### SHORT TASK
From the records below, pull each line that has "document".

### RECORDS FOR PROCESSING
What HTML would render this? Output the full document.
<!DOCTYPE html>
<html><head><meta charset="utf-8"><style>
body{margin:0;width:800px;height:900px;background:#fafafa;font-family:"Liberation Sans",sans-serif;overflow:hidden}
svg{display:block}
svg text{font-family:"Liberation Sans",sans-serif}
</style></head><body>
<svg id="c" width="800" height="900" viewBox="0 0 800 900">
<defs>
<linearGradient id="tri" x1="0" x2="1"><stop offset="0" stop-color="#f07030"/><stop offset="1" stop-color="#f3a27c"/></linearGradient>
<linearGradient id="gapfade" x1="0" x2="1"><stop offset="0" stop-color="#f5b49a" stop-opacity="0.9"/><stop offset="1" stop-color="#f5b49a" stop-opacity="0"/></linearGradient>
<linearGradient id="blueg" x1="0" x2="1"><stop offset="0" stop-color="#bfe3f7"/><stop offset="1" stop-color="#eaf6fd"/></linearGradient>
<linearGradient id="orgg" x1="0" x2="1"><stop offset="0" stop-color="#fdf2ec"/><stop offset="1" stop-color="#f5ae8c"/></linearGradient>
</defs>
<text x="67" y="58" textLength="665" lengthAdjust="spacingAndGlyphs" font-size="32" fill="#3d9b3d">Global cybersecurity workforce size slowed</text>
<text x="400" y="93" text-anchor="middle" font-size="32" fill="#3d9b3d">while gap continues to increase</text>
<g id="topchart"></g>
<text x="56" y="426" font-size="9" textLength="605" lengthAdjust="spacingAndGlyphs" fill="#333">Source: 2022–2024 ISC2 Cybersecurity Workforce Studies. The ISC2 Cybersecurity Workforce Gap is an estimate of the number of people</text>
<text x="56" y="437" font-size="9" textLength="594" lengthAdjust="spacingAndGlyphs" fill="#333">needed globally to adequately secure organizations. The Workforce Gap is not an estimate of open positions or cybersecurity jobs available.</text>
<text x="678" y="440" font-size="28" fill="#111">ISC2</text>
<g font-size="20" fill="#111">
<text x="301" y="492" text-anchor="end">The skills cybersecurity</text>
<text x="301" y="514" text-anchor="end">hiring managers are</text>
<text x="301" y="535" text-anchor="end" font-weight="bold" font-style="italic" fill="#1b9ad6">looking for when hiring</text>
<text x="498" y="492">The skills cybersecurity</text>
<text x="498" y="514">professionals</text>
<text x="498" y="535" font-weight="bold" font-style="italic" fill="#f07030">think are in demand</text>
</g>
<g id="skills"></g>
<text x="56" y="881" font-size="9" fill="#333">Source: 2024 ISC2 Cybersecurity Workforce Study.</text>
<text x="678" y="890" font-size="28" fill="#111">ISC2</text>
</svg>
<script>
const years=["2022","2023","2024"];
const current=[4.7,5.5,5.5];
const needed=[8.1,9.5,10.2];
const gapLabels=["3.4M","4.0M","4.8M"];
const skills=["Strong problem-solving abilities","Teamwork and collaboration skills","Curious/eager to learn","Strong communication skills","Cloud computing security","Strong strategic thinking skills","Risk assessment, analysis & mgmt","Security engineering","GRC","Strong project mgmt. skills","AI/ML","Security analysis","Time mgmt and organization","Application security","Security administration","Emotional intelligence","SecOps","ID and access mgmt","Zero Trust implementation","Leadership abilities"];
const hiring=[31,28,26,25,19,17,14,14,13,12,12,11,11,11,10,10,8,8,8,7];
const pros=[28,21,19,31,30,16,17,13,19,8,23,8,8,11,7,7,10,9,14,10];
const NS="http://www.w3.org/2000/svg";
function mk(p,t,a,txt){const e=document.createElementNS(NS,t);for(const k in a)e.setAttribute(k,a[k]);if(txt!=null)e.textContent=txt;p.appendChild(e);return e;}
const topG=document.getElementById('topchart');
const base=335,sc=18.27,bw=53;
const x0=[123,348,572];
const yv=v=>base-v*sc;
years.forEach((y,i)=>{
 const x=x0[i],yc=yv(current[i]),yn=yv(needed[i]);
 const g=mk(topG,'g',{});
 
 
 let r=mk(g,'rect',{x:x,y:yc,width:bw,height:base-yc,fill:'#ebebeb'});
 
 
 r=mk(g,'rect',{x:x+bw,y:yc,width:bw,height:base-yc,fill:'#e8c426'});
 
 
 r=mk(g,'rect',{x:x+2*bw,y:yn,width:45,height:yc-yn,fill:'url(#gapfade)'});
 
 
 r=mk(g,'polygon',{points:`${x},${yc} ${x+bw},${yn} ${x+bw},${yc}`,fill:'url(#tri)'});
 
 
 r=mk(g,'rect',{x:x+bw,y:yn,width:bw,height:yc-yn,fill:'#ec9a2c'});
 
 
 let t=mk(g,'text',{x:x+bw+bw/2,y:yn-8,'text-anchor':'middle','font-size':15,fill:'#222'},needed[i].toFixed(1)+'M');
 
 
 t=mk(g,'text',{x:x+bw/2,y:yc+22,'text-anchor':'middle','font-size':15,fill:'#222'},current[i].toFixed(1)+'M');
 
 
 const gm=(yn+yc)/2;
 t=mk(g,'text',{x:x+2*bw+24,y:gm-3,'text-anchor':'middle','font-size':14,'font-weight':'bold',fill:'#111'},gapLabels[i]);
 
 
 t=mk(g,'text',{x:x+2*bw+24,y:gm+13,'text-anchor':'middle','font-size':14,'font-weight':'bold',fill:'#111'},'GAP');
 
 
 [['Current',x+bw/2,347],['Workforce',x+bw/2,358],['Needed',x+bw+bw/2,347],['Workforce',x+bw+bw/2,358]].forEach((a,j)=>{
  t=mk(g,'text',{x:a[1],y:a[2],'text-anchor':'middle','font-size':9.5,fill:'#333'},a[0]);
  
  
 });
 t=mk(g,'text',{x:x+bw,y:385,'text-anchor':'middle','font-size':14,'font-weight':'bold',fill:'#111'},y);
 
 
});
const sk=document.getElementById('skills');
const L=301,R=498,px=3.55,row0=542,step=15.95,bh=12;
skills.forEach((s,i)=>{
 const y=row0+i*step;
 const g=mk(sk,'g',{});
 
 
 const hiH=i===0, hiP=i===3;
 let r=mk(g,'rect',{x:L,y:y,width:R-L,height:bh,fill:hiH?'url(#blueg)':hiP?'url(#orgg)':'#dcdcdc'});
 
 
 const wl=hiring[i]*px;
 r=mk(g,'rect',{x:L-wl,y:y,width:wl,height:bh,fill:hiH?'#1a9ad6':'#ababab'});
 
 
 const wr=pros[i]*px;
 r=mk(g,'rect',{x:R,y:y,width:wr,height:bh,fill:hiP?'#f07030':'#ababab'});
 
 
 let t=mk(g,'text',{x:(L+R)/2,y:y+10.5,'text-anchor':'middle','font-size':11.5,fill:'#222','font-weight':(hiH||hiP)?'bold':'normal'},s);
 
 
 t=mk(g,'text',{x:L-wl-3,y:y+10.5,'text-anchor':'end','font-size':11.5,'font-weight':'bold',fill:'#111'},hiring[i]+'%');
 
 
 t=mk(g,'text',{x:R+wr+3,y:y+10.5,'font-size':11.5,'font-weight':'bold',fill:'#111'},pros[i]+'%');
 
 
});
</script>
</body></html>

--

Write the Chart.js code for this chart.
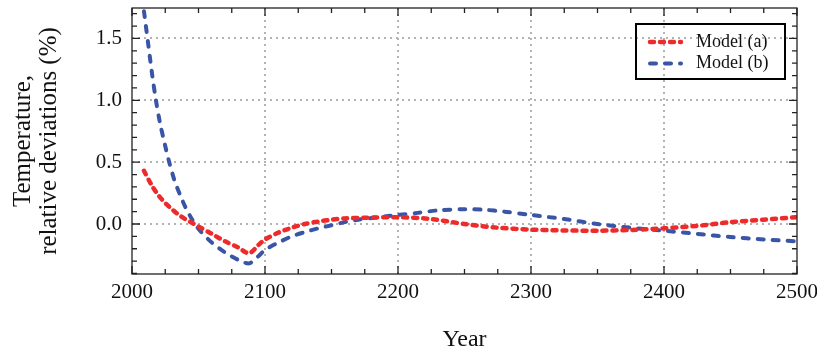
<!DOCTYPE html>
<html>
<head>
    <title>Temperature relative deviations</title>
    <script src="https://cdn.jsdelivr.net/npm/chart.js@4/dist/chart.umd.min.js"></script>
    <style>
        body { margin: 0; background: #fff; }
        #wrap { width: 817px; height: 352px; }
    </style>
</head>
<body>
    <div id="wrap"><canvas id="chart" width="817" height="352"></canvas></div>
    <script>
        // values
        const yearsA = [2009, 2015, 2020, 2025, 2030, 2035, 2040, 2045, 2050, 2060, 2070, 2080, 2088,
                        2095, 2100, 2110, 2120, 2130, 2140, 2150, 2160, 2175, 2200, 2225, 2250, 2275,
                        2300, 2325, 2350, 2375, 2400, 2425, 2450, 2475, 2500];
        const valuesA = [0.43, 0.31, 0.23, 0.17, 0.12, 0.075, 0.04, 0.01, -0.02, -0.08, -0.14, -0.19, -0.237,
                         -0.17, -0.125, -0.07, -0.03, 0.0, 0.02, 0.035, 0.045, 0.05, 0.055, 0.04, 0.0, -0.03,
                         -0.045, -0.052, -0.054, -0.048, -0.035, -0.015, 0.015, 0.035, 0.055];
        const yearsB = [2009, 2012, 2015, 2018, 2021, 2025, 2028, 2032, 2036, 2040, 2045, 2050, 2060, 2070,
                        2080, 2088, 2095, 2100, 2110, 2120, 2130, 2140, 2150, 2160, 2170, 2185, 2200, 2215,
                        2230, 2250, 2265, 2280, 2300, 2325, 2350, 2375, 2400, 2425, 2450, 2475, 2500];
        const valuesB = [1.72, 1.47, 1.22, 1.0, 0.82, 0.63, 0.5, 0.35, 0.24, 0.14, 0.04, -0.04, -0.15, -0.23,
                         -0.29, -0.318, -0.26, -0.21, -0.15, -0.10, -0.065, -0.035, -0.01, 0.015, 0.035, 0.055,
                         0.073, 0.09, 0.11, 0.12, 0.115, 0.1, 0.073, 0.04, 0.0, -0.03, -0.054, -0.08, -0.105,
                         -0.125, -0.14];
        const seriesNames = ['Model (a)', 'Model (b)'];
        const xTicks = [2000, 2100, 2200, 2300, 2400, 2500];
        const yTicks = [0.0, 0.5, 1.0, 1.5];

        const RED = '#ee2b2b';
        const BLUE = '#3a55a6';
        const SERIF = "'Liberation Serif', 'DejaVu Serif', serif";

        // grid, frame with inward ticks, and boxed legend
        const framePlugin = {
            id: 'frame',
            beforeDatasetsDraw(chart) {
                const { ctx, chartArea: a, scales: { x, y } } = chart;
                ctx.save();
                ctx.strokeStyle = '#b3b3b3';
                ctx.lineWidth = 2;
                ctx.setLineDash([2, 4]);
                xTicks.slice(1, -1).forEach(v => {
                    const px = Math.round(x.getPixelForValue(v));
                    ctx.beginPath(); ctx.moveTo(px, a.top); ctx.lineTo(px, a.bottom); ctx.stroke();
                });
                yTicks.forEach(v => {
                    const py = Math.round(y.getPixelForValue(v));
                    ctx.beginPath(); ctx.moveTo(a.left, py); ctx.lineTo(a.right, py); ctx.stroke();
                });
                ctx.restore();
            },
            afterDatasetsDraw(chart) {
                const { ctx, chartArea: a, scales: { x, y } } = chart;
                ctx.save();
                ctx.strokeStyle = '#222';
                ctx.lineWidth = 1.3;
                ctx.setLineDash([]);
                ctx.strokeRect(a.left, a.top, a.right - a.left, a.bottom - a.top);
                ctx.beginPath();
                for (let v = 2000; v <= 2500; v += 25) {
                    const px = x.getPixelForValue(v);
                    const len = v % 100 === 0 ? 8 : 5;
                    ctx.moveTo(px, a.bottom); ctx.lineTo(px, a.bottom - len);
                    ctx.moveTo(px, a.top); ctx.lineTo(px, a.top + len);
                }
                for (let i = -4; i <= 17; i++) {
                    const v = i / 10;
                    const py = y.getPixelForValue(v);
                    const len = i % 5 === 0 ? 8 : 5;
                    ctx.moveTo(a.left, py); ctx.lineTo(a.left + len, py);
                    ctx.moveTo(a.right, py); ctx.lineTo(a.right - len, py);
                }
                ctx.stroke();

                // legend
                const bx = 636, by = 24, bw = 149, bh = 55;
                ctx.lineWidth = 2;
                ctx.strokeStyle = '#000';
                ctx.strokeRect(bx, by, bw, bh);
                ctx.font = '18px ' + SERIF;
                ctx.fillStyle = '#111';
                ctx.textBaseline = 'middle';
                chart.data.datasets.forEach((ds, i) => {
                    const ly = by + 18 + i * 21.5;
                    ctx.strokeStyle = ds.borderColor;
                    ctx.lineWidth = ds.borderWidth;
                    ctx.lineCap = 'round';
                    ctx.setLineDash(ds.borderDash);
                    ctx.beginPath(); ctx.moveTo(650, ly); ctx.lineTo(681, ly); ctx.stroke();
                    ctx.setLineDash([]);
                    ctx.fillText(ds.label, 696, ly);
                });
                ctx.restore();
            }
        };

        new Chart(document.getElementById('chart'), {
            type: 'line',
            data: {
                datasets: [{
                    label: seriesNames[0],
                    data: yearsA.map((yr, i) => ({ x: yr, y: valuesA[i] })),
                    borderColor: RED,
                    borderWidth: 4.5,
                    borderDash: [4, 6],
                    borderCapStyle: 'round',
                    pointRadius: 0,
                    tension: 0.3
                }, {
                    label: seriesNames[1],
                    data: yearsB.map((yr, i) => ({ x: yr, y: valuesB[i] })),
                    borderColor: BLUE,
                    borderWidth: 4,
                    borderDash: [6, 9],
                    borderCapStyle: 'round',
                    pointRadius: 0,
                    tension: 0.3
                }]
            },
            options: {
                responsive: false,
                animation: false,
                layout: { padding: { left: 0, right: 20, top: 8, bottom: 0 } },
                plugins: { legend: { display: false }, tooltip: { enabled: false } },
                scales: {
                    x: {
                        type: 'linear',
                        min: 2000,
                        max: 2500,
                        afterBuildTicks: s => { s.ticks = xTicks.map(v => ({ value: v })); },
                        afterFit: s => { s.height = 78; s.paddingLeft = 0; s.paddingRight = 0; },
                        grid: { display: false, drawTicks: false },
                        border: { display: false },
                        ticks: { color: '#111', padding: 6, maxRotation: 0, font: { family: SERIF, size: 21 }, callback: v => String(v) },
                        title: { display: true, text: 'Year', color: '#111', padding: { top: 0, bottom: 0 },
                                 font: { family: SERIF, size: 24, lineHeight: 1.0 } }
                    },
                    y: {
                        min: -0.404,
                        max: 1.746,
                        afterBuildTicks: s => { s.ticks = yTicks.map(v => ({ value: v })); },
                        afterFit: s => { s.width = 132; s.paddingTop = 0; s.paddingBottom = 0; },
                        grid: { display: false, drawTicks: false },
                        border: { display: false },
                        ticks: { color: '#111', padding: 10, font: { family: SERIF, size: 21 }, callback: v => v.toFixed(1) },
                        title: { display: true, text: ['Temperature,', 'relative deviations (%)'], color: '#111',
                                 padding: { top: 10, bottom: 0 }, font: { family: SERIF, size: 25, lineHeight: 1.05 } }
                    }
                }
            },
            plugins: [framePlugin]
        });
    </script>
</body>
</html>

### SOLVED EXERCISE
What HTML would render this? Output the full document.
function mk(p,t,a,txt){const e=document.createElementNS(NS,t);for(const k in a)e.setAttribute(k,a[k]);if(txt!=null)e.textContent=txt;p.appendChild(e);return e;}
const topG=document.getElementById('topchart');
const sk=document.getElementById('skills');
        new Chart(document.getElementById('chart'), {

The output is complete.